During the last ten years, and particularly since the atrocity at Jonestown, many people have become fearfully suspicious even of the ordinary rules of daily life that are adopted in religious communities, as if such agreements amounted to violation of constitutional freedoms for those who abide by them. But religious institutions of an esoteric kind (in other words, those more serious about actual Divine awakening and real personal transformation than “downtown” churches) have always established life-disciplines as conditions for membership. The same is true for us. We have never been a nominal group of believers or weekend meditators. It has been said that this church is “hard to get into and easy to get out of.” Those of us who have been here have perhaps, through institutional incompetence, made it at times harder to get into the church than it should be. But it is still true that living this Way requires a real and ongoing commitment to change your life altogether.
“We are and have been a group of non-extraordinary people trying to practice an extraordinary way of life.”
We are and have been a group of non-extraordinary people trying to practice an extraordinary way of life. We are and have been a practicing church engaged in experiential consideration with one another and establishing agreements based on our insights and realizations. But we have also suffered the burden of trying to do this great thing. So have many others who have come close and gone away feeling confused or even burned. It has been an intense and sometimes wild experiment—and it has sometimes been managed institutionally by some of us who had either little experience or little sensitivity to others involved. The mechanics of supporting and managing this church have developed only with great difficulty. Likewise, even though we all have a basic grasp of the practice and the significance of the Way and the right relationship to the teacher and the church, the membership in general has still not altogether outgrown its original immaturity. We have not been and are not yet stable in loving communion with and surrender to God, nor yet stable in benign and peaceful service to others and the world.
Whenever we go through great changes in our life as a gathering (and there has never been a dull moment, as you may know) we tend to overestimate the extent of our conversion. We have even done so in writing many times, in this magazine and the books we have produced. Despite some very real transformations that are uncommon in the world today, we remain, to date, not yet fully mature in our moral and spiritual commitments and action.

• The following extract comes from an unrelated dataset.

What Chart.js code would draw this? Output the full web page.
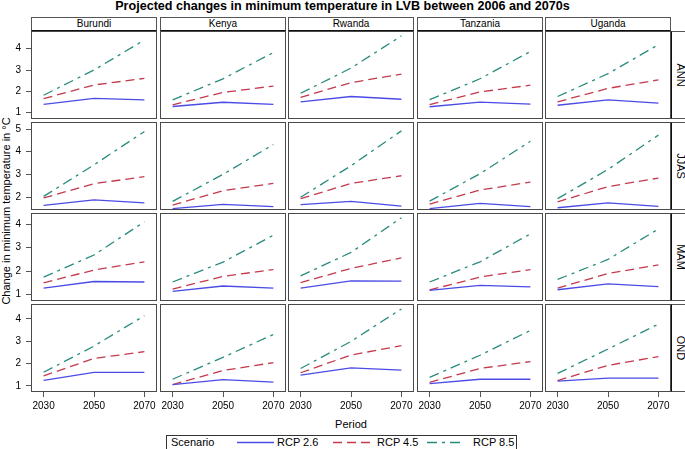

To those who have suffered the insensitivity of our activities as an institution, or the excesses of our early experiments as a gathering, we offer our heartfelt apologies. We ask that you please continue to study this teaching and way of life. We do not feel that all we did was wrong. On the contrary, we feel we have passed through the early stages of this experiment and have come out the other side possessed of some extremely useful wisdom, and we are now better prepared to bring that wisdom to all who might benefit by it. But if you have in any way suffered the inevitable rough edges of our adventure, we do offer our apologies and urge you to bear with us and stay with us as friends.